In 2012, Mitt Romney won 59% of the white vote to Obama's 39%. And he lost. (In 2008, with McCain, it was 55% to 43%.) The most notable number is that Trump currently seems to be substantially underperforming that number. An ABC/Washington Post poll from early March found that Trump was winning white voters by a margin of 49% to 40% against Clinton. That's definitely winning the white vote. But it is not even close to the margin Mitt Romney got and still lost.

That number alone, if it holds up at all, should stop a lot of the 'reshuffling the deck' thinking in its tracks. That theory posits a sort of Braveheart-esque raging last gasp of white people putting Trump over the top. But at least at the moment, he's doing dramatically worse among whites than either of the last two guys who lost. That is, to put it mildly, a big problem for Trump.

The truth is that Trump would not only need to win dramatically more white voters than Romney (who lost); he'd need to expand the white electorate. Indeed, this claim comes up again and again. Trump, we're told, can motivate demoralized white voters who haven't voted recently or ever. But as Romney campaign strategist Stuart Stevens notes, this is fantasy. There aren't any missing white voters. The voting rate among whites has been going up like other demographic subgroups in recent years. There just aren't any missing ones out there, unless you opt for heroic/unicorn theories of turnout. "


This isn't to say that we shouldn't take dRumpf or any other far right creep nominee seriously. But this piece struck me as important and positive because though I've been paying attention to the unusual deference to (and shilling on behalf of) dRumpf by the media, I hadn't been seeing through the scary threatening bogeyman the same media was crafting about 'the massive legion' of angry white disaffected Americans who were going to put the dRumpenfuhrer over the top. The same media who's dishonestly pushing him is also dishonestly lying about demographics, in order to push him. It's 2 + 2, and I had been misreading it.

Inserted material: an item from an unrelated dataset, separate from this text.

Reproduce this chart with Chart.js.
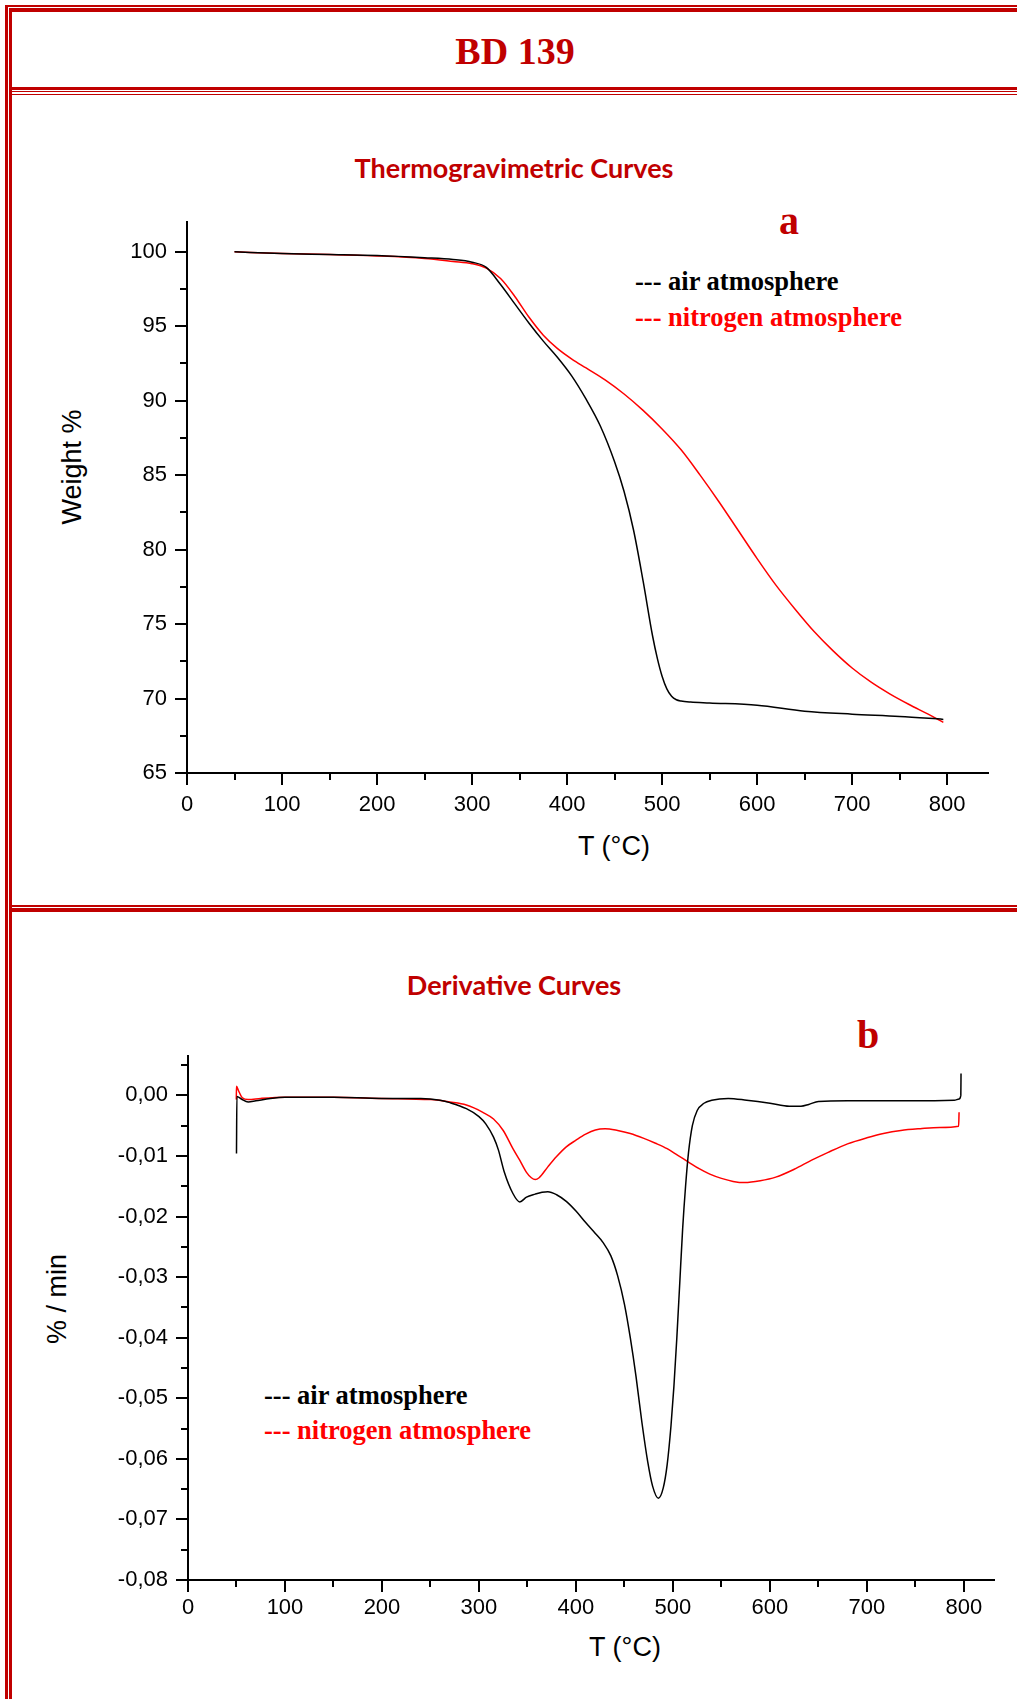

On an unrelated note, the blog's Tierney Sneed has been turning in some fantastic, very enjoyable reporting on TPM for a while now, and I just wanted to mention how good both her info and style are.

We're on very different wave-lengths, here.

I don't mind if one attacks Islam as a philosophy, or if one finds that many good and wonderful people can be found within the g o p. Neither of those issues form the basis of my reply to the o.p.

The simple issue for me is that these terror attacks occurred, then certain 'critical thinkers' in the right wing began stating that the religion of Islam and all its adherents made them happen, which is wrong. The o.p.s implication that the victims' own 'incorrect' critical thought analysis -- that 'Islamic refugees and Islamic people in general aren't murderous terrorists' -- is what tragically led to their deaths -- that implication is also just wrong.

I frankly DO indict millions of repuglican people, because they see the ideas and performance of their leaders, and wholeheartedly back them anyway. Or they don't have the tiniest scintilla of a clue about those leaders' ideas and performances, and vote to put them in power anyway. And no such endorsement of those terrorist attackers by hundreds of millions of Islamic religious adherents occurred; the small number of terrorists didn't run on a platform of terrorist action, then get the go-ahead supportive endorsement or vote 'in favor' from the rest of Islam. So one who conflates anti-repug sentiments with anti-Islam sentiments on this issue (or any other) is way off base, staggeringly so. The super super majority of Islam's adherents are simply practicing their faith and not committing violent massacres, but the practice of boosting promoting adhering to the repugs is an attack on billions of other people, as it aims to put our country's very considerable power in the hands of people with abhorrently bad ideas who promise to do very bad things with that power.

I'm hard pressed to come up with 'democratically elected' sharia governments you may be thinking about, when you discuss "Islamic leaders who promise policies and enact laws that are fascist and they are supported by people who vote them into power in the name of Islam", in your post. I do know about a ton of western backed feudal monarchies, Standard Oil installed strongman dictators, beaucoup west-sponsored coups that toppled democratically elected leaders in Islamic nations, one party elections with mandatory participation, weapons shipments to and intel backing of radical islamic sects for geopolitical purposes, the elimination of moderate oppositional leaders, etc. Which democratic Islamic countries are you thinking of here, obe? I've been paying attention for a long time, but apparently I'm playing catch up.

Despite what the american taliban repug party aims for, there is a very big difference between religion and political party, at least according to the people who founded our system of government. That's a key reason for our separation of church and state. Under our system, one can feel free to criticize any and all religions, for whatever reason they want, and speak freely about their critical thinking on the subject. Where the boundary exists is that religous zealots can't take control of our gov and use its tremendous powers to go after people who have the 'wrong' religious philosophies/belief systems, to enforce their own zealous religious beliefs. And secular political parties can't circumscribe peaceful legal religious practice. Religion can't take over gov, and gov can't take over religion, which is how it should remain.

So what exactly is the 'appropriate action one should take' regarding this terrorist attack, in your estimation, obe? The way I have it figured, determining the right course of action won't come from the unclear thinking and spur of the moment gut reaction feelings discussed in the o.p., and it certainly won't resemble anything that our kind opponents in the gop are pushing for, now.